Some nongovernmental organizations have said that the principles will only have an impact if lenders take concrete actions, and Ballabriga said those two factors — setting environmental, social and/or governance targets and assessing their balance sheet — should ensure that banks are serious about becoming more sustainable.

"The best guarantee to avoid green washing is that all the banks in the principles will have to define impact areas and define targets," he said.

Green washing is a practice whereby a project is made to sound more environmentally friendly than it actually is.

Targets will depend on whether a bank is more climate focused, in which case it may increase green loans, or it may want to take a more social role and set targets to tackle financial inclusion or increase small-and-medium business loans in emerging countries, he said.

Banks have one-and-a half years to issue initial reports, but those that endorsed the process early on in its creation will start reporting on their progress in 2020, according to Ballabriga. They have up to three years to issue their specific targets.

Almost a third of the global banking system — 130 banks representing $47 trillion in assets — signed up for the principles, with some announcing some of their plans to become more sustainable. For example, Natixis rolled out a "green weighting factor," or a system whereby climate impact will determine how much capital will be allocated to financing deals.

Banco Bilbao Vizcaya Argentaria SA, where Ballabriga is global head of responsible banking, will, like many of its peers, invest €100 billion in sustainable projects over the next six years, which includes green bond issues and investment in renewable energy. The Spanish banking group will also bring its lending portfolio into line with the Paris Agreement.

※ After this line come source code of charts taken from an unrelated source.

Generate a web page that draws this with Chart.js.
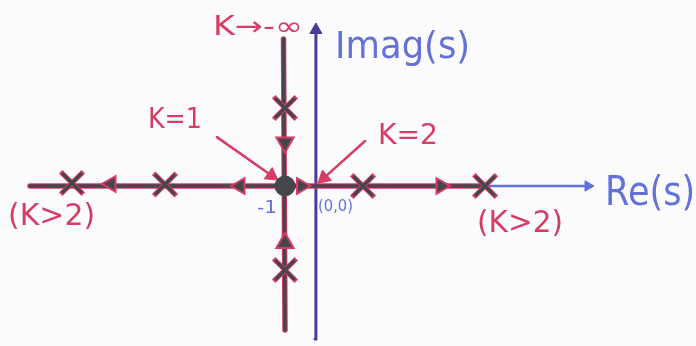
<!DOCTYPE html>
<html>
<head>
<meta charset="utf-8">
<script src="https://cdn.jsdelivr.net/npm/chart.js@4/dist/chart.umd.min.js"></script>
<style>
  html, body { margin: 0; padding: 0; background: #fcfcfe; }
  #wrap { width: 696px; height: 346px; }
</style>
</head>
<body>
<div id="wrap"><canvas id="chart" width="696" height="346"></canvas></div>
<script>
"use strict";

// s-plane, 1 unit per division on both axes
const realAxis = [{x: -9.5, y: 0}, {x: 9.1, y: 0}];
const imagAxis = [{x: 0, y: -5.1}, {x: 0.03, y: 5.2}];

// root locus branches
const realLocus = [{x: -9.5, y: 0}, {x: 5.67, y: 0}];
const vertLocus = [{x: -1, y: -4.8}, {x: -1.05, y: 4.9}];

// roots marked with x
const roots = [
  {x: -8.1, y: 0.1}, {x: -5, y: 0.05}, {x: 1.6, y: 0}, {x: 5.67, y: 0},
  {x: -1, y: 2.6}, {x: -1, y: -2.8}
];
const breakPoint = [{x: -1, y: 0}];

// direction of travel along the branches
const leftArrows = [{x: -2.5, y: 0}, {x: -6.8, y: 0.07}];
const rightArrows = [{x: 4.2, y: 0}, {x: -0.45, y: 0}];
const downArrows = [{x: -1, y: 1.45}];
const upArrows = [{x: -1, y: -1.9}];

// K=1 / K=2 pointers: [from, to]
const pointerK1 = [{x: -3.27, y: 1.63}, {x: -1.45, y: 0.35}];
const pointerK2 = [{x: 1.67, y: 1.5}, {x: 0.3, y: 0.27}];

const RED = '#d63c64';
const BLUE = '#6272d8';
const NAVY = '#483c98';
const DARK = '#45454d';

// text: left edge / middle in axis units, font size and drawn width in px
const notes = [
  {text: 'K\u2192-\u221e', x: -3.4, y: 5.27, color: RED, size: 26, width: 90},
  {text: 'Imag(s)', x: 0.67, y: 4.6, color: BLUE, size: 38, width: 135},
  {text: 'Re(s)', x: 9.67, y: -0.3, color: BLUE, size: 40, width: 90},
  {text: '(K>2)', x: -10.23, y: -1.03, color: RED, size: 30, width: 87},
  {text: '(K>2)', x: 5.4, y: -1.27, color: RED, size: 30, width: 86},
  {text: 'K=1', x: -5.57, y: 2.17, color: RED, size: 28, width: 54},
  {text: 'K=2', x: 2.1, y: 1.63, color: RED, size: 28, width: 60},
  {text: '-1', x: -1.93, y: -0.73, color: BLUE, size: 18, width: 20},
  {text: '(0,0)', x: 0.1, y: -0.7, color: BLUE, size: 15, width: 35}
];

function angleOf(seg) {
  const dx = seg[1].x - seg[0].x;
  const dy = seg[1].y - seg[0].y;
  return Math.atan2(dx, dy) * 180 / Math.PI;
}

function line(data, color, width, order) {
  return {data: data, showLine: true, borderColor: color, borderWidth: width,
          pointRadius: 0, order: order, borderCapStyle: 'round'};
}

function marks(data, style, color, radius, rot, order, extra) {
  return Object.assign({data: data, showLine: false, pointStyle: style, rotation: rot,
          pointRadius: radius, backgroundColor: color, borderColor: color,
          borderWidth: 1, order: order}, extra || {});
}

const notesPlugin = {
  id: 'notes',
  afterDatasetsDraw(chart) {
    const ctx = chart.ctx;
    const xs = chart.scales.x, ys = chart.scales.y;
    notes.forEach(function(n) {
      ctx.save();
      ctx.font = n.size + 'px "DejaVu Sans"';
      ctx.fillStyle = n.color;
      ctx.textAlign = 'left';
      ctx.textBaseline = 'middle';
      const w = ctx.measureText(n.text).width;
      ctx.translate(xs.getPixelForValue(n.x), ys.getPixelForValue(n.y));
      ctx.scale(n.width / w, 1);
      ctx.fillText(n.text, 0, 0);
      ctx.restore();
    });
  }
};

new Chart('chart', {
  type: 'scatter',
  data: {
    datasets: [
      line(realAxis, BLUE, 2.5, 20),
      line(imagAxis, NAVY, 3, 19),
      line(realLocus, RED, 5.5, 18),
      line(vertLocus, RED, 5.5, 18),
      line(realLocus, DARK, 3.5, 17),
      line(vertLocus, DARK, 3.5, 17),
      line(pointerK1, RED, 2.5, 16),
      line(pointerK2, RED, 2.5, 16),
      marks([pointerK1[1]], 'triangle', RED, 8, angleOf(pointerK1), 15),
      marks([pointerK2[1]], 'triangle', RED, 8, angleOf(pointerK2), 15),
      marks([realAxis[1]], 'triangle', BLUE, 6, 90, 14),
      marks([imagAxis[1]], 'triangle', NAVY, 7, 0, 14),
      marks(leftArrows, 'triangle', DARK, 9, 270, 12, {borderColor: RED, borderWidth: 2}),
      marks(rightArrows, 'triangle', DARK, 9, 90, 12, {borderColor: RED, borderWidth: 2}),
      marks(downArrows, 'triangle', DARK, 10, 180, 12, {borderColor: RED, borderWidth: 2}),
      marks(upArrows, 'triangle', DARK, 10, 0, 12, {borderColor: RED, borderWidth: 2}),
      marks(roots, 'crossRot', RED, 16, 0, 11, {borderWidth: 5}),
      marks(roots, 'crossRot', DARK, 14, 0, 10, {borderWidth: 3}),
      marks(breakPoint, 'circle', DARK, 10, 0, 9)
    ]
  },
  options: {
    responsive: false,
    animation: false,
    devicePixelRatio: 1,
    layout: {padding: 0, autoPadding: false},
    plugins: {legend: {display: false}, tooltip: {enabled: false}},
    scales: {
      x: {type: 'linear', min: -10.5, max: 12.7, display: false},
      y: {type: 'linear', min: -5.333, max: 6.2, display: false}
    }
  },
  plugins: [notesPlugin]
});
</script>
</body>
</html>
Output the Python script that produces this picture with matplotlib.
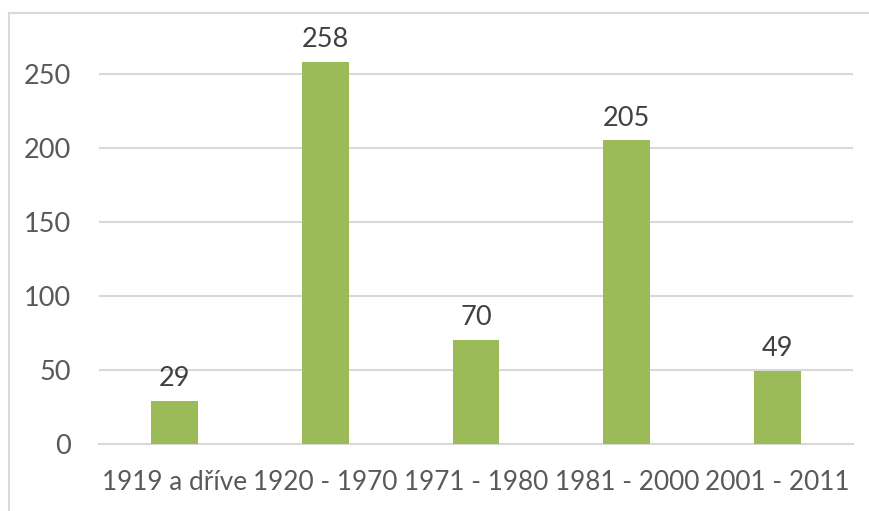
import matplotlib.pyplot as plt
from matplotlib.lines import Line2D

# Data
CATEGORIES = ["1919 a dříve", "1920 - 1970", "1971 - 1980", "1981 - 2000", "2001 - 2011"]
VALUES = [29, 258, 70, 205, 49]
Y_TICKS = [0, 50, 100, 150, 200, 250]

BAR_COLOR = "#9BBB59"
GRID_COLOR = "#D9D9D9"
TICK_COLOR = "#595959"
LABEL_COLOR = "#404040"
W, H = 870, 511

plt.rcParams['font.family'] = ['Lato', 'DejaVu Sans']

fig = plt.figure(figsize=(W / 100, H / 100), dpi=100)
# axes in pixel coordinates: x 99..853, y(0)=443.7, top at 20
left, right, bottom, top = 99, 853, 443.7, 20
ax = fig.add_axes([left / W, 1 - bottom / H, (right - left) / W, (bottom - top) / H])

x = range(len(CATEGORIES))
bars = ax.bar(x, VALUES, width=0.31, color=BAR_COLOR, zorder=3)
for b, v in zip(bars, VALUES):
    ax.annotate(str(v), (b.get_x() + b.get_width() / 2, v), xytext=(0, 7),
                textcoords="offset points", ha="center", va="bottom",
                fontsize=19.5, color=LABEL_COLOR)

ax.set_xlim(-0.5, len(CATEGORIES) - 0.5)
ax.set_ylim(0, (bottom - top) / 1.48)
ax.set_yticks(Y_TICKS)
ax.set_xticks(list(x))
ax.set_xticklabels(CATEGORIES)
ax.yaxis.grid(True, color=GRID_COLOR, linewidth=1.5, zorder=0)
ax.tick_params(axis="both", length=0, colors=TICK_COLOR)
ax.tick_params(axis="y", pad=20, labelsize=19.5)
ax.tick_params(axis="x", pad=19, labelsize=18.8)
for s in ["top", "right", "left"]:
    ax.spines[s].set_visible(False)
ax.spines["bottom"].set_color(GRID_COLOR)
ax.spines["bottom"].set_linewidth(1.5)

# chart area border (only top and left visible in the crop)
fig.add_artist(Line2D([9 / W, 9 / W], [0, 1 - 13 / H], color=GRID_COLOR, linewidth=1.5))
fig.add_artist(Line2D([9 / W, 1], [1 - 13 / H, 1 - 13 / H], color=GRID_COLOR, linewidth=1.5))

fig.savefig("out.png", dpi=100)
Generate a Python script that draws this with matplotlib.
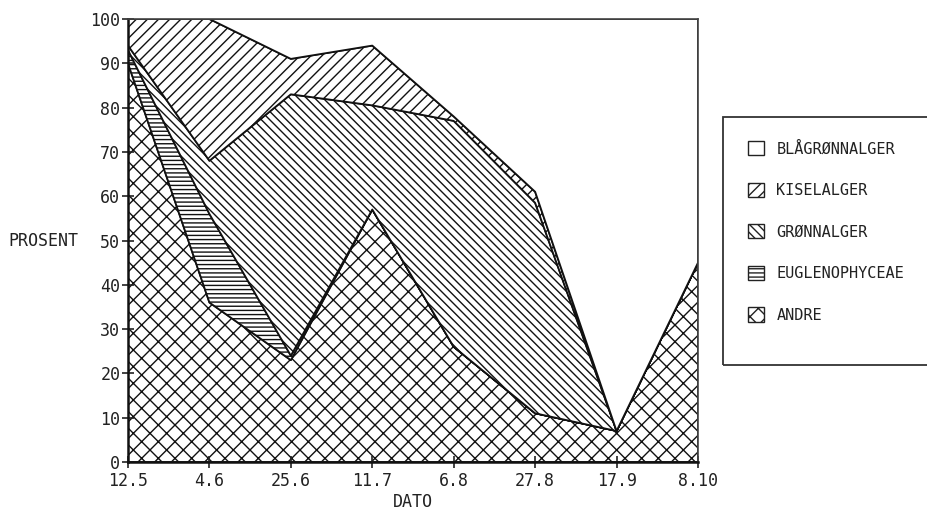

The bank secured €11.8 billion in sustainable financing in 2018 and €10 billion in the first half of 2019, Ballabriga said.

Growth in the green space will come from lending, not only to corporates for specific environmentally friendly projects, but also from environmental, social and governance-linked loans where the price of the loan would depend on ESG performance.

Loan growth essential

Banks will need to develop new products such as green loans or mortgages, he said, with green lending to small-and-medium-sized businesses and households key for the growth of sustainable financing. Advising customers on a more sustainable approach to investing will also play a role, he said.

"Banks are critical to scale up and to promote sustainable behaviors among SMEs and households so the reach of a bank is critical to have the massive scale of change we need," Ballabriga said.

"If you are mobilizing capital at the corporate level or big institutions, that's good, it's necessary, but you need to go down the pyramid and the change in sustainable finance will happen when this becomes mainstream in retail banking so banks are critical for that," he said.

Ballabriga said simply increasing green financing such as renewable energy projects was not the only solution banks could use to make the economy more sustainable. Lenders have to work with their clients to help them reduce their carbon footprint, he said.

"The big challenge is how we can help them to have a more circular business model and the role we can play as banks, here is where the change will happen because green financing is...absolutely necessary but it is not the only way," he said.

"It is not black and white — you have a lot of different shades of sustainable activities."

Ending financing to clients who continue to finance, for example, coal projects, is not an answer either, according to Ballabriga.

"If we don't finance a specific client that is too brown, if there is another bank that finances them, then we are not going to solve the problem as a system so we have help them to transform their business models in a certain way that can be more sustainable," he said.